3 Project Ideas for Beginner Data Analysts!
Data analysis is becoming one of the most in-demand skills of the 21st century. The exponential growth of data, the increase of computation power, and the reduced costs for cloud and high-performance computing allow both companies and individuals to analyze large amounts of data that were intractable 20 years ago. This type of analysis unlocks new business opportunities for companies that have decided to adopt data analytics in their business. Integrating data analytics into the core business of a company is not an easy task.
A well-established team of software engineers, data engineers, and data scientists is required, in which the team members not only have a broad experience of algorithms, software architecture, and machine learning, but also a good understanding of the business of the company. While the first three skills are easily transferable from one type of business to another, understanding the business itself takes time.
In this article, we will be taking a deeper dive into three project ideas that you can work on if you’re just starting out as a beginner data analyst. Let us take a deeper look into the examples of project ideas:
Project Idea #1 – Bike Sharing Analysis
Bike sharing is a fundamental service, commonly used in the urban mobility sector. It is easily accessible (as no driving license is required to ride a bike), is cheaper than normal car-sharing services (since bike maintenance and insurance are substantially cheaper than automobile ones), and, finally, is often a fast way to commute within the city. Therefore, understanding the driving factors of bike-sharing requests is essential for both companies and users.
From a company's perspective, identifying the expected bike demand in a specific area, within a specific time frame, can significantly increase revenue and customer satisfaction. Moreover, bike relocation can be optimized to further reduce operational costs. From a user's perspective, probably the most important factor is bike availability in the shortest wait time, which we can easily see aligning with the company's interests.
This dataset contains the hourly and daily count of rental bikes between the years 2011 and 2012 in the Capital BikeShare system with the corresponding weather and seasonal information.
With this project, you can analyze bike-sharing data from Capital Bikeshare in Washington, D.C., USA, for the period between January 1, 2011, and December 31, 2012. The data is aggregated on an hourly basis.
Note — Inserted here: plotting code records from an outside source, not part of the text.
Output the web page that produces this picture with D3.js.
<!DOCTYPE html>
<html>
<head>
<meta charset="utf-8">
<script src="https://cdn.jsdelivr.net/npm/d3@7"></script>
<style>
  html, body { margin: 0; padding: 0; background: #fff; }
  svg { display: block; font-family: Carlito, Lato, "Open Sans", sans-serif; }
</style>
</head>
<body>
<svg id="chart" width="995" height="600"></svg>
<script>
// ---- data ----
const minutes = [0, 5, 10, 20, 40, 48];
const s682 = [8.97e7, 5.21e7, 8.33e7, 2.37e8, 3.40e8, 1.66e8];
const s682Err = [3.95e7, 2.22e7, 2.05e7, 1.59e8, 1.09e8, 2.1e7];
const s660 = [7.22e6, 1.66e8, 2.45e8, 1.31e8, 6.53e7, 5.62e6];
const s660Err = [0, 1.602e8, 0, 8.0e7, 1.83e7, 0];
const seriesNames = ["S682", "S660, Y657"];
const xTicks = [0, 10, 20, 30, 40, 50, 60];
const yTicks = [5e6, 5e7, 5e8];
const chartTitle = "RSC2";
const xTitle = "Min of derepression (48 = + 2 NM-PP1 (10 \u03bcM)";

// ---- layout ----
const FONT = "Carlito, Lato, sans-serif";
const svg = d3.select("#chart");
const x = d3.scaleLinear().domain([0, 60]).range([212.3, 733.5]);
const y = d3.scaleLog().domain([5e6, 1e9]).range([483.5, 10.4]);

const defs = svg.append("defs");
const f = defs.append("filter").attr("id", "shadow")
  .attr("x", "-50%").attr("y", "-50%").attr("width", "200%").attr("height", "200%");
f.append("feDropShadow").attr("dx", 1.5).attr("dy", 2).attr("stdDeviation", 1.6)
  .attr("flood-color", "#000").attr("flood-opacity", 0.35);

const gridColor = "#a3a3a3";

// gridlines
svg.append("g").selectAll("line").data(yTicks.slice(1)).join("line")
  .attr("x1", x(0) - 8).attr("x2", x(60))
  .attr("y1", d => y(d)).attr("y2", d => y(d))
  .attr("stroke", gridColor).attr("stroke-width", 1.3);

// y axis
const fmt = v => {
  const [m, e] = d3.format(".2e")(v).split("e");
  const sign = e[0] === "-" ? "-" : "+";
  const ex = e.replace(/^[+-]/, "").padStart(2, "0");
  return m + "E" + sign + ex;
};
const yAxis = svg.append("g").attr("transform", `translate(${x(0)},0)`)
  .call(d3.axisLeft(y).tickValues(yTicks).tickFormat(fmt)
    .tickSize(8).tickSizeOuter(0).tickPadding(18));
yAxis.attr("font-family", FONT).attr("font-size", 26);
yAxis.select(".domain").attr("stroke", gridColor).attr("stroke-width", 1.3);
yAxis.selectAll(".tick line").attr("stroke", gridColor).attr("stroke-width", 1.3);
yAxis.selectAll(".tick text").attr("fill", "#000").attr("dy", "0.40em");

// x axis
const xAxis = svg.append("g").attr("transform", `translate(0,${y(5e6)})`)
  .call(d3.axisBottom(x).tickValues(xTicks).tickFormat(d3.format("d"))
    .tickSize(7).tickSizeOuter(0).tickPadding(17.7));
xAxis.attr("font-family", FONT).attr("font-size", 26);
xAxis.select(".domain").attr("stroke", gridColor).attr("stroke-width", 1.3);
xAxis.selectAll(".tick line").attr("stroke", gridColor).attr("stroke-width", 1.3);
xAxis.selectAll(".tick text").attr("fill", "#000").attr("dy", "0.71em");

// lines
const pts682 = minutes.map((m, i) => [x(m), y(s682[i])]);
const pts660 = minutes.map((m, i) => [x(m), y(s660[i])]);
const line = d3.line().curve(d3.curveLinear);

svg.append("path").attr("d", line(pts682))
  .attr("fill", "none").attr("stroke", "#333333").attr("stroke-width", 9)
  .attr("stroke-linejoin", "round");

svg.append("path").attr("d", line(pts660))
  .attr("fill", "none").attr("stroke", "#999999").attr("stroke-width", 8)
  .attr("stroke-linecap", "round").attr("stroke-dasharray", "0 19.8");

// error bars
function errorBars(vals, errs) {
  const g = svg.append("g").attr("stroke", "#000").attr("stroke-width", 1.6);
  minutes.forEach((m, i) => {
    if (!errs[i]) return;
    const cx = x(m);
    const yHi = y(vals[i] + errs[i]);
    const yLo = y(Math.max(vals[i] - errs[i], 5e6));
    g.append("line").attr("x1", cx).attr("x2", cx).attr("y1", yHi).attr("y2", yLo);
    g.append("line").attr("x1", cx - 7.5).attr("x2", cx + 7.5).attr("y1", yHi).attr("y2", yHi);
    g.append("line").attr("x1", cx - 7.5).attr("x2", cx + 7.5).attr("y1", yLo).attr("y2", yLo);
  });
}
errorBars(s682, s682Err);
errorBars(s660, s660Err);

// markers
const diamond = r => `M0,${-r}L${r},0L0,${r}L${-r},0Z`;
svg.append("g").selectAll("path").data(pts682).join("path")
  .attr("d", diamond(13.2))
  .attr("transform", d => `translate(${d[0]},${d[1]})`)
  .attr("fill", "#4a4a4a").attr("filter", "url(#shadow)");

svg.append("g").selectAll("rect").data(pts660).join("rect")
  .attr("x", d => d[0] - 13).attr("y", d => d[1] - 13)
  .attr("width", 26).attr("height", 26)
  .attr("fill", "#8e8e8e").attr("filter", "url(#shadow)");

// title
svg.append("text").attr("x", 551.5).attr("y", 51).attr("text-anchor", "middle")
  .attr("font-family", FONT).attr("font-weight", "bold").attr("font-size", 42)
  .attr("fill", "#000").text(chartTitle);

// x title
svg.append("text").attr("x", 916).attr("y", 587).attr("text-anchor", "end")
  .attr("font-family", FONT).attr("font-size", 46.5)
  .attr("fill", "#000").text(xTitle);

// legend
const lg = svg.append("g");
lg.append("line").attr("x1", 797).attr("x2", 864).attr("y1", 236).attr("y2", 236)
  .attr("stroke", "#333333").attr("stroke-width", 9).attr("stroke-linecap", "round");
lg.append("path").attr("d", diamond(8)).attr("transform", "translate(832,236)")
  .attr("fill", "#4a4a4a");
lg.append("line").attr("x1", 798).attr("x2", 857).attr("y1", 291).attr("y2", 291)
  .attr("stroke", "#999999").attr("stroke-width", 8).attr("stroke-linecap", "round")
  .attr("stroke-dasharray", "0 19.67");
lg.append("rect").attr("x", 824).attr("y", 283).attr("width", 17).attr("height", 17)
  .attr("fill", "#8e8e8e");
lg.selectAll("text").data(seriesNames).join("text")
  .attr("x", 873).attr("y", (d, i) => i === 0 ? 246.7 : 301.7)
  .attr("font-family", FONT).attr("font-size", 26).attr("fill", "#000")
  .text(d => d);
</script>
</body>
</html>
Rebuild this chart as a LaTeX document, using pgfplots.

This means that no initial and final locations of the individual rides are available, but only the total number of rides per hour. Nevertheless, additional meteorological information is available in the data, which could serve as a driving factor for identifying the total number of requests for a specific time frame (bad weather conditions could have a substantial impact on bike-sharing demand).
Project Idea #2 – Absenteeism at Work
Nowadays, with more companies adopting the WFH model, work relationships are becoming more and more trust-oriented, and conservative contracts (in which working time is strictly monitored) are being replaced with more agile ones in which the employee themselves are responsible for accounting for their working time. This liberty may lead to unregulated absenteeism and may reflect poorly on an employee's candidature, even if absent hours can be accounted for with genuine reasons.
The above database was created with records of absenteeism at work from July 2007 to July 2010 at a courier company in Brazil.
This can significantly undermine healthy working relationships. Furthermore, unregulated absenteeism can also have a negative impact on work productivity. It is possible to extend our knowledge by introducing mathematical models that are suitable for both data analysis and predictions. In this way, we will obtain the fundamental tools for deriving explanatory models and provide a generic framework for identifying causalities and effects when performing data analysis. You can create a project to gain a deeper understanding of predicting absenteeism at work based on certain metrics and factors.
Project Idea #3 – Analysis of Credit Card Defaulters
Another good example is for analyzing credit card payments of customers and using their transactional data to study the characteristics of the customers who are most likely to default, eventually building a profile of these customers. Credit card default has been a field of interest and extensive analysis for more than a decade.
There are two types of loans – secured and unsecured. A secured loan is one where some collateral is mandatory, so whenever a default happens, the banking institutions can take control of the underlying assets. This asset can vary from real estate to automobiles. In general, a secured loan is minimal risk.
The above research aimed at the case of customer default payments in Taiwan and compares the predictive accuracy of the probability of default among six data mining methods.
Unlike a secured loan, an unsecured loan does not require any underlying collateral. Lines of credit are unsecured by their very nature, so whenever a default on the payments happens, it is the credit card company or the bank that must take the loss. This concern has prompted banks and companies to invest heavily in the analysis and prediction of credit card defaults. In this chapter, we will be building a profile of the customers most likely to default using techniques such as univariate and bivariate analysis.
With this analysis, we will be able to understand the factors or characteristics of a customer who is likely to default. This profile will act as a criterion for the bank or lending facility to detect potential defaulters and take appropriate actions in a timely manner. There are many other project ideas such as analyzing bank marketing campaign data, tackling company bankruptcies, analyzing the purchase intentions of an online shopper, analyzing the online retail 2 datasets, and much more!
In conclusion, these are three basic project ideas that you can investigate as a beginner data analyst to build out your portfolio. All these project ideas are real-life examples and scenarios of how you can gain a deeper understanding of the core learning concepts.